Lui mi rispose: ‘Io potrei denunciarli, ma mi hanno assicurato che prenderanno provvedimenti dall’alto e che chi mi ha accusato pagherà”. Ma Marcello fu ingenuo: l’idea di promuovere la Raggi a sue spese continuò e, alla fine, fu Virginia a prevalere nelle comunarie interne per poi diventare sindaca di Roma, con Frongia addirittura vicesindaco. A dimostrazione che dietro c’erano Casalino e altri, con lo scopo appunto di eliminare la Lombardi.
“La punizione per Frongia, tuttavia, arrivò.

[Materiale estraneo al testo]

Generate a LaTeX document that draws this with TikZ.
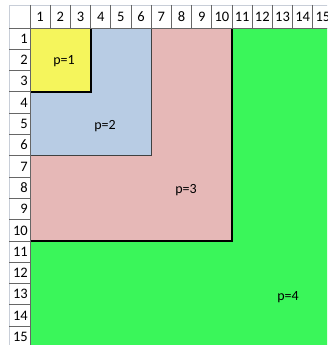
\documentclass[tikz,border=0pt]{standalone}
\usepackage{fontspec}
\setmainfont{Carlito}
\usepackage{xcolor}
\definecolor{cellyellow}{RGB}{245,245,92}
\definecolor{cellblue}{RGB}{184,204,228}
\definecolor{cellpink}{RGB}{230,184,183}
\definecolor{cellgreen}{RGB}{58,246,90}
\definecolor{hdrline}{RGB}{200,206,216}
\newcommand{\cw}{20.2}
\newcommand{\rh}{21.3}
\tikzset{
  hdrnum/.style={font=\fontsize{14.5}{14.5}\selectfont, inner sep=0pt},
  plabel/.style={font=\fontsize{14}{14}\selectfont, inner sep=0pt},
  sep/.style={black!60, line width=0.9pt}
}

\begin{document}
\begin{tikzpicture}[x=1pt, y=-1pt]
  \useasboundingbox (0,0) rectangle (327,345);
  \clip (0,0) rectangle (327,345);
  \fill[white] (0,0) rectangle (327,345);
  % the four blocks, largest first
  \fill[cellgreen] (30,28) rectangle (335,350);
  \fill[cellpink] (30,28) rectangle ({30+10*\cw},{28+10*\rh});
  \draw[line width=2pt] ({30+10*\cw},28) -- ({30+10*\cw},{28+10*\rh}) -- (30,{28+10*\rh});
  \fill[cellblue] (30,28) rectangle ({30+6*\cw},{28+6*\rh});
  \draw[line width=1.3pt, black!75] ({30+6*\cw},28) -- ({30+6*\cw},{28+6*\rh}) -- (30,{28+6*\rh});
  \fill[cellyellow] (30,28) rectangle ({30+3*\cw},{28+3*\rh});
  \draw[line width=2pt] ({30+3*\cw},28) -- ({30+3*\cw},{28+3*\rh}) -- (30,{28+3*\rh});
  % headers
  \draw[hdrline] (9,350) -- (9,5) -- (335,5);
  \foreach \i in {1,...,15} {
    \node[hdrnum] (col\i) at ({30+(\i-0.5)*\cw},16.5) {\i};
    \draw[sep] ({30+\i*\cw},5) -- ({30+\i*\cw},28);
    \node[hdrnum, anchor=east] (row\i) at (28,{28+(\i-0.5)*\rh}) {\i};
    \draw[sep] (9,{28+\i*\rh}) -- (30,{28+\i*\rh});
  }
  \draw[sep] (9,28) -- (335,28);
  \draw[sep] (30,5) -- (30,350);
  % labels
  \node[plabel] (p1) at (64,61) {p=1};
  \node[plabel] (p2) at (105,126) {p=2};
  \node[plabel] (p3) at (186,190) {p=3};
  \node[plabel] (p4) at (288,297) {p=4};
\end{tikzpicture}
\end{document}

Pur arrivato fra i primi dieci alle comunarie e quindi con il diritto di candidarsi a sindaco, fu invitato a non partecipare alla competizione e si ritirò. Il burattinaio pagò, mentre Raggi, Stefàno, Terranova, Boccuzzi, Lozzi e altri l’hanno fatta franca. Pagato per modo di dire, perché è uscito dalla porta e rientrato dalla finestra, diventando vicesindaco. Il complotto finì dunque per favorire il disegno di Di Battista, Di Maio, Taverna, Casalino, Baroni e tutti i portavoce romani, ovvero quello di ridimensionare Roberta Lombardi e il suo potere.” Una storia raccapricciante, insomma, quella del nostro consigliere pentastellato, che conferma ancora una volta l’orrore del M5s. Quando per giochi di potere si montano accuse gravissime e infondate contro un collega nonché compagno di partito per distruggere un rivale, in questo caso Roberta Lombardi, a quel punto tutto è lecito. Cosa ci si potrebbe aspettare se dovessero andare al Governo? Meglio non saperlo mai.